Quando os americanos patrocinaram massacres nas guerras durante a Guerra Fria, tampouco isso importou.
Mesmos as misérias das ditaduras latino-americanas a serviço dos EUA na Guerra Fria não levaram em conta sentimentos morais. A Coca-Cola boicota ditadores africanos?
No caso das investidas da Otan junto aos países que antes eram da esfera do império russo e depois da União Soviética, o argumento dos russos encontra alguma racionalidade geopolítica.
Quando em 2008, em Bucareste, a Otan convidou a Geórgia a fazer parte de seu clube, a Rússia invadiu a Geórgia.
Quando, já na segunda década do século 21, a Otan ensaiou levar a Ucrânia para o seu clube, Putin retomou a Criméia. Ele anunciava sua resposta à Otan já ali, naquele início de 2014.
Países como Hungria, Romênia, Estônia, Letônia, Lituânia, Polônia, quase todos na fronteira oeste russa, sempre um tanto porosa ao longo de séculos, todos fazem parte da Otan. A argumentação de Putin é que os EUA usaram o desmonte da União Soviética para cercar a Rússia e torná-la um player irrelevante na geopolítica europeia e mundial. Para os russos, isso foi uma demonstração da pouca importância que os EUA atribuíam à possibilidade da Rússia se reerguer da derrocada da URSS.

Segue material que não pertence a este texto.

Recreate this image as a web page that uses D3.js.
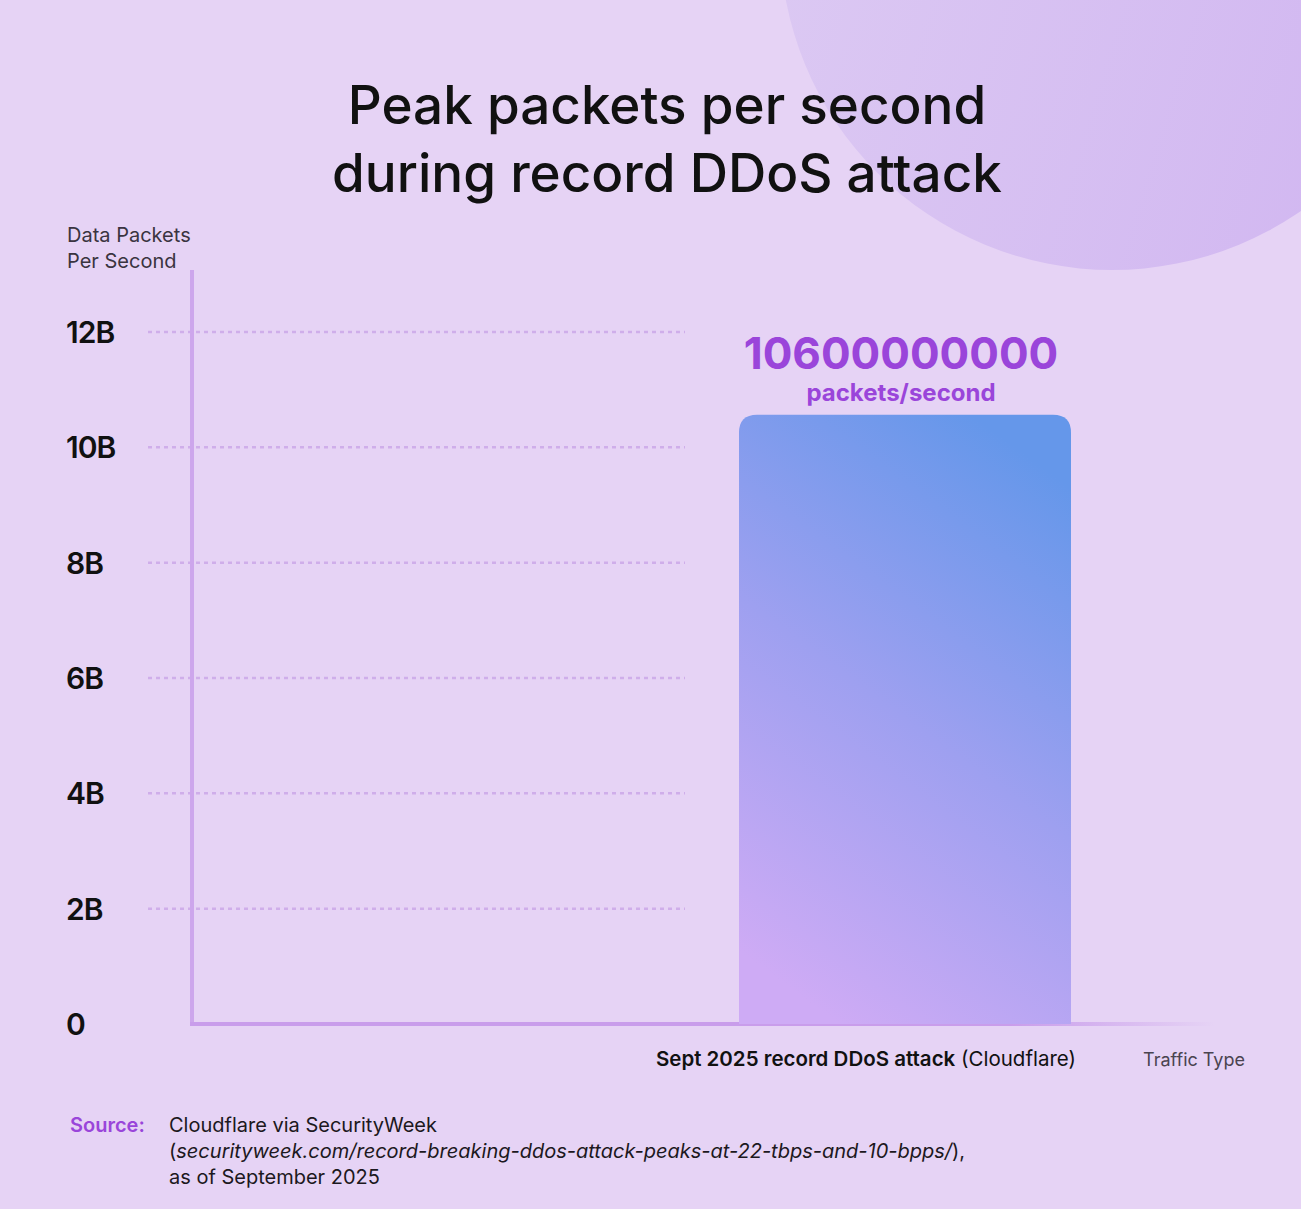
<!DOCTYPE html>
<html>
<head>
<meta charset="utf-8">
<script src="https://cdn.jsdelivr.net/npm/d3@7"></script>
<style>
  html, body { margin: 0; padding: 0; background: #e6d3f5; }
  svg { display: block; font-family: "Inter", "Lato", sans-serif; }
</style>
</head>
<body>
<svg id="chart" width="1301" height="1209"></svg>
<script>
// chart data
const categories = ["Sept 2025 record DDoS attack"];
const categoryNotes = ["(Cloudflare)"];
const values = [10600000000];
const yTicks = [0, 2e9, 4e9, 6e9, 8e9, 10e9, 12e9];
const yTickLabels = ["0", "2B", "4B", "6B", "8B", "10B", "12B"];
const titleLines = ["Peak packets per second", "during record DDoS attack"];

const svg = d3.select("#chart");
const W = 1301, H = 1209;
const defs = svg.append("defs");

// background + corner circle
svg.append("rect").attr("width", W).attr("height", H).attr("fill", "#e6d3f5");
const circGrad = defs.append("linearGradient").attr("id", "circGrad")
  .attr("x1", "0").attr("y1", "0").attr("x2", "1").attr("y2", "0.3");
circGrad.append("stop").attr("offset", "0%").attr("stop-color", "#ddcbf3");
circGrad.append("stop").attr("offset", "100%").attr("stop-color", "#d2b8f1");
svg.append("circle").attr("cx", 1112).attr("cy", -62).attr("r", 332)
  .attr("fill", "url(#circGrad)");

// title
svg.append("g").selectAll("text").data(titleLines).join("text")
  .attr("x", 667).attr("y", (d, i) => 124 + i * 68)
  .attr("text-anchor", "middle")
  .attr("font-size", 53).attr("font-weight", 500).attr("fill", "#111")
  .text(d => d);

// scales
const y = d3.scaleLinear().domain([0, 12e9]).range([1024, 332]);
const x = d3.scaleBand().domain(categories).range([739, 1071]).padding(0);

// gridlines
svg.append("g").selectAll("line").data(yTicks.filter(d => d > 0)).join("line")
  .attr("x1", 148).attr("x2", 685)
  .attr("y1", d => y(d)).attr("y2", d => y(d))
  .attr("stroke", "#cfaeea").attr("stroke-width", 2.5)
  .attr("stroke-dasharray", "4,4");

// y tick labels
svg.append("g").selectAll("text").data(yTicks).join("text")
  .attr("x", 66).attr("y", d => y(d) + 11)
  .attr("font-size", 30).attr("font-weight", 600).attr("fill", "#111")
  .attr("letter-spacing", -1)
  .text((d, i) => yTickLabels[i]);

// y axis title
svg.append("text").attr("x", 67).attr("y", 242)
  .attr("font-size", 20).attr("fill", "#3a3440")
  .selectAll("tspan").data(["Data Packets", "Per Second"]).join("tspan")
  .attr("x", 67).attr("dy", (d, i) => i ? 26 : 0).text(d => d);

// axis lines
svg.append("line").attr("x1", 192).attr("x2", 192).attr("y1", 270).attr("y2", 1026)
  .attr("stroke", "#cda6ec").attr("stroke-width", 4);
const baseGrad = defs.append("linearGradient").attr("id", "baseGrad")
  .attr("gradientUnits", "userSpaceOnUse").attr("x1", 190).attr("x2", 1215).attr("y1", 0).attr("y2", 0);
baseGrad.append("stop").attr("offset", "0%").attr("stop-color", "#c99deb");
baseGrad.append("stop").attr("offset", "80%").attr("stop-color", "#c99deb");
baseGrad.append("stop").attr("offset", "100%").attr("stop-color", "#c99deb").attr("stop-opacity", 0);
svg.append("line").attr("x1", 190).attr("x2", 1215).attr("y1", 1024).attr("y2", 1024)
  .attr("stroke", "url(#baseGrad)").attr("stroke-width", 4);

// bar
const barGrad = defs.append("linearGradient").attr("id", "barGrad")
  .attr("x1", "0.3").attr("y1", "1").attr("x2", "0.7").attr("y2", "0");
barGrad.append("stop").attr("offset", "0%").attr("stop-color", "#ceabf5");
barGrad.append("stop").attr("offset", "50%").attr("stop-color", "#9ea0f0");
barGrad.append("stop").attr("offset", "100%").attr("stop-color", "#6597ea");

const r = 18;
svg.append("g").selectAll("path").data(values).join("path")
  .attr("d", (d, i) => {
    const x0 = x(categories[i]), x1 = x0 + x.bandwidth();
    const yt = y(d) + 2, yb = y(0);
    return `M${x0},${yb} L${x0},${yt + r} Q${x0},${yt} ${x0 + r},${yt} L${x1 - r},${yt} Q${x1},${yt} ${x1},${yt + r} L${x1},${yb} Z`;
  })
  .attr("fill", "url(#barGrad)");

// value labels
const vg = svg.append("g").selectAll("g").data(values).join("g")
  .attr("transform", (d, i) => `translate(${x(categories[i]) + x.bandwidth() / 2 - 4},${y(d)})`);
vg.append("text").attr("y", -44).attr("text-anchor", "middle")
  .attr("font-size", 44).attr("font-weight", 700).attr("fill", "#9a45da")
  .text(d => d3.format("d")(d));
vg.append("text").attr("y", -12).attr("text-anchor", "middle")
  .attr("font-size", 24).attr("font-weight", 700).attr("fill", "#9a45da")
  .text("packets/second");

// x labels
const xl = svg.append("g").selectAll("text").data(categories).join("text")
  .attr("x", (d) => x(d) + x.bandwidth() / 2 - 39).attr("y", 1066)
  .attr("text-anchor", "middle").attr("font-size", 20.5).attr("fill", "#111");
xl.append("tspan").attr("font-weight", 600).text(d => d);
xl.append("tspan").text((d, i) => " " + categoryNotes[i]);

svg.append("text").attr("x", 1245).attr("y", 1066).attr("text-anchor", "end")
  .attr("font-size", 18).attr("fill", "#4a4450").text("Traffic Type");

// source
svg.append("text").attr("x", 70).attr("y", 1132)
  .attr("font-size", 20).attr("font-weight", 600).attr("fill", "#9a45da").text("Source:");
const src = svg.append("text").attr("x", 169).attr("y", 1132)
  .attr("font-size", 20).attr("fill", "#1c1820");
src.append("tspan").attr("x", 169).text("Cloudflare via SecurityWeek");
const l2 = src.append("tspan").attr("x", 169).attr("dy", 26);
l2.append("tspan").text("(");
l2.append("tspan").attr("font-style", "italic").text("securityweek.com/record-breaking-ddos-attack-peaks-at-22-tbps-and-10-bpps/");
l2.append("tspan").text("),");
src.append("tspan").attr("x", 169).attr("dy", 26).text("as of September 2025");
</script>
</body>
</html>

Nada disso justifica a agressão a Ucrânia do ponto de vista moral. Mas é este mesmo ponto de vista moral bradado pelo Ocidente como seu trunfo que os russos entendem como uma mentira estratégica. Tudo que os americanos querem é manter a Rússia na condição de uma potência enfraquecida, à deriva do poder americano.
Para Putin, é como se os russos pusessem armas e exércitos no México, no Canadá e em Cuba —como aliás fizeram em 1962, na baía do Porcos. Na época, a Otan tinha mísseis na Turquia e considerava isso “normal”. A Turquia, país bem duvidoso do ponto de vista dos “valores ocidentais”, fazia fronteira com a URSS, e esta era a razão dela ter sido alçada ao clube dos notáveis do Atlântico Norte —ainda que ela esteja no Mediterrâneo.
Veremos se o ataque frontal de empresas ocidentais e do sistema financeiro internacional à Rússia conseguirá conter a violência na Ucrânia. Há que ver se a tentativa de cancelamento de uma potência militar —para alguns, detentora do maior arsenal nuclear no mundo— e econômica como a Rússia não causará danos terríveis à economia global e forçará o Ocidente a reduzir seu tom. A conta do boicote a Rússia chegará.
Putin parece disposto a escalar a situação. Ousado como é —para alguns, um louco—, ele aposta que o fraco governo Biden não tem condição de ir tão longe quanto a Rússia nessa guerra de nervos.